## Required work
Extract the lines that hold the string "seaborn".

## Collected material

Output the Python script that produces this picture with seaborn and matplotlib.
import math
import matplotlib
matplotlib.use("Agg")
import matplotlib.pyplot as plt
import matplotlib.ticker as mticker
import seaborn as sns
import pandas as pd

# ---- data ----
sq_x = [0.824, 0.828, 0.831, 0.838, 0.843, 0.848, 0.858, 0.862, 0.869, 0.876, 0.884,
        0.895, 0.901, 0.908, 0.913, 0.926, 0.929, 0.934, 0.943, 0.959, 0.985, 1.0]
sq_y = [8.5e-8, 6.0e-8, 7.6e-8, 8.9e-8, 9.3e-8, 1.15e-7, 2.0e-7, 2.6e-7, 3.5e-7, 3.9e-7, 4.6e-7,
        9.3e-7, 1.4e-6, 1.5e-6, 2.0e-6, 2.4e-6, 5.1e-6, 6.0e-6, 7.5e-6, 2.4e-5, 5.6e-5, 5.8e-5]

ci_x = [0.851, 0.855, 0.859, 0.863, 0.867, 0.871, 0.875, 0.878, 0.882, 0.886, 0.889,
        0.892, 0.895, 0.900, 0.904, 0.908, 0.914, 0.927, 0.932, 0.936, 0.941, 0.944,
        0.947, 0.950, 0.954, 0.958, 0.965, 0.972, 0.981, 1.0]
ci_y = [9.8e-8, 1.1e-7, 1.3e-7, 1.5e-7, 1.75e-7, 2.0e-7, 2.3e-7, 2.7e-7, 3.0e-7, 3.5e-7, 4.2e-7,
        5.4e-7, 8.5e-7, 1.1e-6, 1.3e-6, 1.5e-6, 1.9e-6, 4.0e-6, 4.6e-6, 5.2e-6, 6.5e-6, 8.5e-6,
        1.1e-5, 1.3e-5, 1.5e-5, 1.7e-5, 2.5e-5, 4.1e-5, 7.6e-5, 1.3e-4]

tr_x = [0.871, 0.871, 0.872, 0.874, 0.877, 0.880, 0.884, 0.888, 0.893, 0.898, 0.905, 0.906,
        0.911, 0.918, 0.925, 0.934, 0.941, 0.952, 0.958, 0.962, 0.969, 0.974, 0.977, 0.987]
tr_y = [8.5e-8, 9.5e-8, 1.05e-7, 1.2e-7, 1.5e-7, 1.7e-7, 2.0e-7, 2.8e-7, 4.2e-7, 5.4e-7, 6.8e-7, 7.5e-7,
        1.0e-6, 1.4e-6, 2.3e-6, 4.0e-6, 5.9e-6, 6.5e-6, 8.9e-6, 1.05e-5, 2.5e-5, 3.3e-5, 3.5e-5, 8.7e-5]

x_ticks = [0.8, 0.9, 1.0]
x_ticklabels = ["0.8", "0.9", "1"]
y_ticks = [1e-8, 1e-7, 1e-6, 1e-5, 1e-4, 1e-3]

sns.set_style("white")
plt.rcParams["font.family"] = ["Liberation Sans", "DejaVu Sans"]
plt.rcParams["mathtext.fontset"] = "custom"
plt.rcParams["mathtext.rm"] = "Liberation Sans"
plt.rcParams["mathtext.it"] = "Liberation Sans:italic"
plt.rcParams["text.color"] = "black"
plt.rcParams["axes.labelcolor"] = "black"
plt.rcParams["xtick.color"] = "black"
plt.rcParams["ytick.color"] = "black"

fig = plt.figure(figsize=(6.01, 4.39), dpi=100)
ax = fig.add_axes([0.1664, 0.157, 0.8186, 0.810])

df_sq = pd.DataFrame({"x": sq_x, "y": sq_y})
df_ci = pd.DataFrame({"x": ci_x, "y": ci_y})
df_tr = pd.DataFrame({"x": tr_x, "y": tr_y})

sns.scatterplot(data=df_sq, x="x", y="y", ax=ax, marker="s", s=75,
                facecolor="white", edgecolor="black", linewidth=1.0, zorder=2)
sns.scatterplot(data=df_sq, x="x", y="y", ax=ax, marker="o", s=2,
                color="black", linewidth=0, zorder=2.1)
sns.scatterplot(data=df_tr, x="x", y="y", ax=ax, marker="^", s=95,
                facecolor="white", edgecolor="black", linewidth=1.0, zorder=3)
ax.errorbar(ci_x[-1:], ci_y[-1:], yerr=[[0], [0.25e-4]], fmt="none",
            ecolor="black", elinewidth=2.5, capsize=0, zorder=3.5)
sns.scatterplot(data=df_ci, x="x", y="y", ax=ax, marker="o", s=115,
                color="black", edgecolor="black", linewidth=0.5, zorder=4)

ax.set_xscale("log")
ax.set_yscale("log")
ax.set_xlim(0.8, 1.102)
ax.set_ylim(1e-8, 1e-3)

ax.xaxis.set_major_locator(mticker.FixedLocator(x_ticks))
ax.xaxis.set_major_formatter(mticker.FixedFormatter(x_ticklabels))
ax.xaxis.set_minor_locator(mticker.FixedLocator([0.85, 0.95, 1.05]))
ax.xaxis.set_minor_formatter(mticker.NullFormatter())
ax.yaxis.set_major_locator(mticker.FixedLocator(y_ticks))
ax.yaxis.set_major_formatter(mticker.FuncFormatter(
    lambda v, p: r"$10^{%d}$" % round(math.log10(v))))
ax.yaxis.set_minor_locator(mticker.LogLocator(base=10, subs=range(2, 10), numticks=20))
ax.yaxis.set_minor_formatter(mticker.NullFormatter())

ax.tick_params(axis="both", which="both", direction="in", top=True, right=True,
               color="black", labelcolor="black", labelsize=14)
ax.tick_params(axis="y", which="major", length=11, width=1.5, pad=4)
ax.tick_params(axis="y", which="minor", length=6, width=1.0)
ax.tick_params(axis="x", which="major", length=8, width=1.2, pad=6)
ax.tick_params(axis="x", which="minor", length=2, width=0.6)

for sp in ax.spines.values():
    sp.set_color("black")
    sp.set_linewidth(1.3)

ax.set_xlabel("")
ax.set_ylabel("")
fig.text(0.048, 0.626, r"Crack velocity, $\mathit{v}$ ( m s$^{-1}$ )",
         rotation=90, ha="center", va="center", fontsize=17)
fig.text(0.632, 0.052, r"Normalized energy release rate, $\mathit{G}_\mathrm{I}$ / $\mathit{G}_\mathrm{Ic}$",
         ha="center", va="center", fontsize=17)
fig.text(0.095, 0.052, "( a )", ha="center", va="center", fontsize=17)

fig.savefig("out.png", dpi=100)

## Finished task
Output the Python script that produces this picture with seaborn and matplotlib.
import seaborn as sns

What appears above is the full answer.